Tips for mobilizing members with union education

  • Get union orientation or training language in your collective agreement. Negotiate provisions that allow members, whether full-time, part-time or temporary, to attend union education during working hours.
  • Develop local-specific training that answers the most common questions members ask about the local, CUPE policy and collective agreements. Adapt local training to meet members’ needs, which may change over time or be different for different job groups in your local.
  • Encourage participation in union education in the wider labour movement. Provincial federations of labour, the Canadian Labour Congress and your CUPE Division, among others, offer training to union members.
  • Do specific outreach to under-represented members. To ensure the local meets the needs of the diversity of its membership, encourage members from equality-seeking groups to attend training specific to them.
  • Update members regularly about the business of the local and education opportunities

Emilie White knows that union education is a key to member engagement. That’s why, when she was elected Vice-President of SEUM-CUPE 1244 (Syndicat des employés et employées de l’Université de Montréal), she was keen to find out what members thought of the training and workshops available to them.
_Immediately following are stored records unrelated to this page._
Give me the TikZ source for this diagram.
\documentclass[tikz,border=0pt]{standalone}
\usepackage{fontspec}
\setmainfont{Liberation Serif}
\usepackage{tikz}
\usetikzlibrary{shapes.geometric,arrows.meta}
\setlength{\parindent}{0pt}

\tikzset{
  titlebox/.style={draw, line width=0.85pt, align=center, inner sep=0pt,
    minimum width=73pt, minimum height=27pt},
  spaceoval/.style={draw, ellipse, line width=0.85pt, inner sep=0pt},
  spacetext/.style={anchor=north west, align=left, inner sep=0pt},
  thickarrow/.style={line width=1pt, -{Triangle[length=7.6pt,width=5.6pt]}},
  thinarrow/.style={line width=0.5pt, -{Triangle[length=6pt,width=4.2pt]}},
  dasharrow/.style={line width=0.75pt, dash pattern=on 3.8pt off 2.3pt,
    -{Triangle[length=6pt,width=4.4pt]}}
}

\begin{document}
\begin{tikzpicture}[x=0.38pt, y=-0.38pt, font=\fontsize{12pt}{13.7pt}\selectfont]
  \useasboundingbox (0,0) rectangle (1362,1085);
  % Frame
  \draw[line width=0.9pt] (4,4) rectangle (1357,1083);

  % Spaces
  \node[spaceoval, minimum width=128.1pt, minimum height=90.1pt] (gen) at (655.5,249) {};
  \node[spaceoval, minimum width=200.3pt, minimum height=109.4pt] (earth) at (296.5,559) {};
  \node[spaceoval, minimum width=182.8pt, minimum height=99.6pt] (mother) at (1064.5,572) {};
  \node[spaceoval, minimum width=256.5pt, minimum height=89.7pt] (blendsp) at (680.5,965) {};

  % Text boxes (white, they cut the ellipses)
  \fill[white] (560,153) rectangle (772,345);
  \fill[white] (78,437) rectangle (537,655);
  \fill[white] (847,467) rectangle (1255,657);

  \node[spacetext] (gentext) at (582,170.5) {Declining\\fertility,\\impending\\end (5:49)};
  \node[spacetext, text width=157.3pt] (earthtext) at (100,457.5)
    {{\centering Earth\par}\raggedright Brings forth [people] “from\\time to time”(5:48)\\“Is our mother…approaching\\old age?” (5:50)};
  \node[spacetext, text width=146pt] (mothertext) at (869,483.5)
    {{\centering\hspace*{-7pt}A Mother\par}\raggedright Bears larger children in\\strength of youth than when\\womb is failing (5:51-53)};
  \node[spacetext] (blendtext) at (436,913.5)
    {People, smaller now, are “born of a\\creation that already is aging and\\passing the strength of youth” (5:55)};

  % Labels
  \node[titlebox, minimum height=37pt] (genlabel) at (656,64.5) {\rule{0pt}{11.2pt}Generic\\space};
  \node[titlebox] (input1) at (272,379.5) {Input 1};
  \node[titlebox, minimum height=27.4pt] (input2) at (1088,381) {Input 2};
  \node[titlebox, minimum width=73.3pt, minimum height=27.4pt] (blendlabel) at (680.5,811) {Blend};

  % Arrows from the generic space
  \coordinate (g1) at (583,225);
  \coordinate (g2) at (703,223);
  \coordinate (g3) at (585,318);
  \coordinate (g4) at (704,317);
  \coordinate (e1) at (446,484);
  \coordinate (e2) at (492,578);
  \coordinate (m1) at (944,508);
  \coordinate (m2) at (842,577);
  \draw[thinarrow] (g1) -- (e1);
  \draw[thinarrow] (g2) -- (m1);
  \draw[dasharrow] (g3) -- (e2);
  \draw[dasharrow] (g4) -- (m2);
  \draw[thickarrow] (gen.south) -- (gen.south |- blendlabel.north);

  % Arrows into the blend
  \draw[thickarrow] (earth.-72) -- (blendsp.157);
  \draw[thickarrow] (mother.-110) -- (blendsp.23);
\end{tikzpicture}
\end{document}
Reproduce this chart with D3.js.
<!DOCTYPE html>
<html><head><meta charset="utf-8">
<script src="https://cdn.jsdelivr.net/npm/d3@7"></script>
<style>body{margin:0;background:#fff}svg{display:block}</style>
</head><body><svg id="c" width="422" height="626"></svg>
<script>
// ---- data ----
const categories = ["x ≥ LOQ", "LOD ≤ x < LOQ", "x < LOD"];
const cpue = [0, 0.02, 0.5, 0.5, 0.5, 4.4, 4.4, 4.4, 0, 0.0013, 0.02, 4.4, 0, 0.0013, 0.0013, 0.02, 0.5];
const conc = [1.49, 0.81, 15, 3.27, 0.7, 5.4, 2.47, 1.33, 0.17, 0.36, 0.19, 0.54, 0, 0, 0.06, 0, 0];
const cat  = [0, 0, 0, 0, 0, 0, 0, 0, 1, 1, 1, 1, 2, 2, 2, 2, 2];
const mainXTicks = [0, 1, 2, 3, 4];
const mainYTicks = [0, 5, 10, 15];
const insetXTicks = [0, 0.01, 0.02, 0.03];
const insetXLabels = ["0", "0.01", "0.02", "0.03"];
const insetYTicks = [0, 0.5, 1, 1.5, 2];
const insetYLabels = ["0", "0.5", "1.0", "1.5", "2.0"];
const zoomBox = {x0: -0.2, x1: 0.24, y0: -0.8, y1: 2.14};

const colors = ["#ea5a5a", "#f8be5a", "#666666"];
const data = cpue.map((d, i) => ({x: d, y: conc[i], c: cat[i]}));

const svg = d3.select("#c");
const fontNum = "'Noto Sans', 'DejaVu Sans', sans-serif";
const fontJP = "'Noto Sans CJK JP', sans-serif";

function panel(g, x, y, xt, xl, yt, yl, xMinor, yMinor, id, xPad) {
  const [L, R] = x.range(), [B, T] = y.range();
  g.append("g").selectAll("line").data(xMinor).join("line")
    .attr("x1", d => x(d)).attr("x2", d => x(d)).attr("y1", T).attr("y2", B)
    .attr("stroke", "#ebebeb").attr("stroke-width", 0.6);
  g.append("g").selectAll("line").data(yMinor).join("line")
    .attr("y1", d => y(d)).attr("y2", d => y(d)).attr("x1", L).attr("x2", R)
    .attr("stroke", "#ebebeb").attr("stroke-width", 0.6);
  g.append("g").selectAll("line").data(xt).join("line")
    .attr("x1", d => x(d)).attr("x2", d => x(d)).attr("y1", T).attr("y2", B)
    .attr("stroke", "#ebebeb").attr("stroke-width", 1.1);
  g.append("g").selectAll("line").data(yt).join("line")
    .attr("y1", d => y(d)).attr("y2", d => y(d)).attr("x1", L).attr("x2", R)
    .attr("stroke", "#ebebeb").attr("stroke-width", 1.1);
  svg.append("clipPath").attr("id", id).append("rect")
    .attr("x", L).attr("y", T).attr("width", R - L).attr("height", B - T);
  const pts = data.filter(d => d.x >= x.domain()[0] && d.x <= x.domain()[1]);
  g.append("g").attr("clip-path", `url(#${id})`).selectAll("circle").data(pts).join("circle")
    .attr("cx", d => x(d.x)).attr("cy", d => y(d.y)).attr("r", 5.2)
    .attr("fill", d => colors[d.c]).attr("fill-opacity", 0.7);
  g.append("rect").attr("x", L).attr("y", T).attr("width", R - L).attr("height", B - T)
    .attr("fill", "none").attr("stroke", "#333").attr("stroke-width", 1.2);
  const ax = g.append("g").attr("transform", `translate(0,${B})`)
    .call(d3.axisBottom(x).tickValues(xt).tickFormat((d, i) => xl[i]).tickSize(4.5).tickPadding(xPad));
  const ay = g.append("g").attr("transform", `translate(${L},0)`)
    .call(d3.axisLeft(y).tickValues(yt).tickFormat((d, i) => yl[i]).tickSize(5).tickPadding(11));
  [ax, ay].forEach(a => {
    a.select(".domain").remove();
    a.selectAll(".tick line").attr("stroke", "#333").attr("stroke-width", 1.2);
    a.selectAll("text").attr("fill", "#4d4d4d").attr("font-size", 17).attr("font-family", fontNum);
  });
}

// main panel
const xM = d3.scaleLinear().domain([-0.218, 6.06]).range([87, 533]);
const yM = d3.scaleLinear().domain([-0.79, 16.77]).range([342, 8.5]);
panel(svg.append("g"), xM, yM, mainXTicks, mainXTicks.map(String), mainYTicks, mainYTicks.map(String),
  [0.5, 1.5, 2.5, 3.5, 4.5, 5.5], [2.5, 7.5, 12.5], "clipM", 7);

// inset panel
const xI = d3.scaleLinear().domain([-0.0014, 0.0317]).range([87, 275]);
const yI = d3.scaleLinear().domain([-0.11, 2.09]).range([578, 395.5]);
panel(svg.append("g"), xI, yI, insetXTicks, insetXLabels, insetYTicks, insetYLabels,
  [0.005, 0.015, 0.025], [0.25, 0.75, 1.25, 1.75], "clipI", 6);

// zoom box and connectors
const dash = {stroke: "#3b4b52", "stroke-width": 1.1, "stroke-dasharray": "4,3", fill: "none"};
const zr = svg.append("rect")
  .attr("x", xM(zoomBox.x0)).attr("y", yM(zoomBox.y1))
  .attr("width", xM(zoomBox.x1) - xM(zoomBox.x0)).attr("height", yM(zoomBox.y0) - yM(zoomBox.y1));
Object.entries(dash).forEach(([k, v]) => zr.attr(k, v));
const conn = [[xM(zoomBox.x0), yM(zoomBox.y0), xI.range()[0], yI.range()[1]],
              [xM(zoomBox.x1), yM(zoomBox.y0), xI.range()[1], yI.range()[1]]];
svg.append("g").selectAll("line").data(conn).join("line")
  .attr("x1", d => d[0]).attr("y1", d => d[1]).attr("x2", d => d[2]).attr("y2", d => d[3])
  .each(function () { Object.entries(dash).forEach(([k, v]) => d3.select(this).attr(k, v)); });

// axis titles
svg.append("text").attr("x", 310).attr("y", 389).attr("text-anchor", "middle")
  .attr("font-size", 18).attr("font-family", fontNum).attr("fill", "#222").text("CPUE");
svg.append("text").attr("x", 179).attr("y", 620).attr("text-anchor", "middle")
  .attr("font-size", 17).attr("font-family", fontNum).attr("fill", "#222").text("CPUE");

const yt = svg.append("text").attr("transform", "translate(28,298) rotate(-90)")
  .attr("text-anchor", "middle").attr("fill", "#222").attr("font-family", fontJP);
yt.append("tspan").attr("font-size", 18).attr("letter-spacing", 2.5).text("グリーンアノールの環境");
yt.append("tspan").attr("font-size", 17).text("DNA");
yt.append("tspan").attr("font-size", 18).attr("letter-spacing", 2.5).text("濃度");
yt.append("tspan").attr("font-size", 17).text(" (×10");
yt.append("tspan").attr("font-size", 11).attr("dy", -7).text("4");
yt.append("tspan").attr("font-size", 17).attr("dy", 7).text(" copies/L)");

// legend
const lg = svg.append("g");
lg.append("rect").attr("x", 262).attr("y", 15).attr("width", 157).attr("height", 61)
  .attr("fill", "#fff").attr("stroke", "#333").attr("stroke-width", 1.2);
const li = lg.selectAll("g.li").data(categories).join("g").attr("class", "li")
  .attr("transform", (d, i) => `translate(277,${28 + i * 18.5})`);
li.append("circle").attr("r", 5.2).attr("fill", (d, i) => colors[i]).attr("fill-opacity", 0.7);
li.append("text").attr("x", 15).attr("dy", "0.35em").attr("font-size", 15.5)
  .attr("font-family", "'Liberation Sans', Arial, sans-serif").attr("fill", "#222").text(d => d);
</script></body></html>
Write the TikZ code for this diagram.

At the time, new members of the local, which represents approximately 1,900 support staff at the Université de Montréal, including office workers, lab technicians and librarians, could attend an “Introduction to CUPE” workshop put on by SCFP Québec. Though they enjoyed the training and thought it was interesting, many said in a survey that they left the workshop still feeling as if they did not understand the specifics of how their local worked. “It was clear there was a desire for more information,” Emilie said. “We had some gaps that needed to be filled.”

Based on the feedback from members, she developed a half-day workshop specifically about SEUM-CUPE 1244 to complement the half-day general introduction to CUPE. The local training takes members through the history of their local and explains how union structures like general membership meetings and local committees work. It answers questions about specific provisions in their collective agreement and local by-laws.

“The workshop helps members understand why they pay dues and where those dues dollars go. By working through a variety of exercises, members gain practical knowledge about their union and their collective agreement that they can use in their everyday working lives.”

The workshop was offered for the first time in 2016 and it has been a great success. Feedback from members, who feel they have a better understanding of their local, is positive. But more importantly, their knowledge leads them to become active in their union. As a result of the training, there are many new faces on committees and a fresh influx of stewards.

And the local didn’t stop there. “As with members in general, a steward raised concerns that the SCFP steward training couldn’t go deeply enough into local specifics. And so,” Emilie explained, “An informal group of four stewards got together over the course of the next year to develop a toolkit and a 2-part workshop.” The toolkit offers practical suggestions for new stewards and welcomes them in their new role. The first session of the 2-part workshop is a one-hour presentation that outlines the specific roles of a SEUM-CUPE 1244 steward. The second session is still under review, but the group of stewards have proposed a day-long training that offers a dozen practical situations that may arise in the workplace. The idea is for the steward to become more familiar with the collective agreement and how to respond to different scenarios.

The strong commitment to mobilize and engage members all throughout the union goes deeper still. Every year, the local invites four to six young members to attend the FTQ’s Youth Camp. The local encourages members who are not involved in any committees to participate. In the autumn of 2015, they sent three women to the FTQ’s École des femmes : a member of the women’s committee, a young woman and a member who is not involved in any committee. Members who participate in out-of-office trainings come back more engaged and eager to be active in their union.

The implementation of the workshops hasn’t been perfect. “After each workshop, we have a one-page survey that members respond to. The answers allow the local to adjust the content organically. The feedback has been vastly positive, but there’s always room for improvement,” Emilie admits. “Temporary workers aren’t allowed to book off for training, which makes it impossible for them to attend during the workday.”

And as enthusiasm for the workshops grows, the groups have become too large to work well in a workshop setting. But SEUM-CUPE 1244 is committed to meeting the education needs of all its members. “We are thinking of solutions,” Emilie explained, “Such as offering evening sessions of the trainings, and we are considering offering the workshop in smaller groups in our next session.”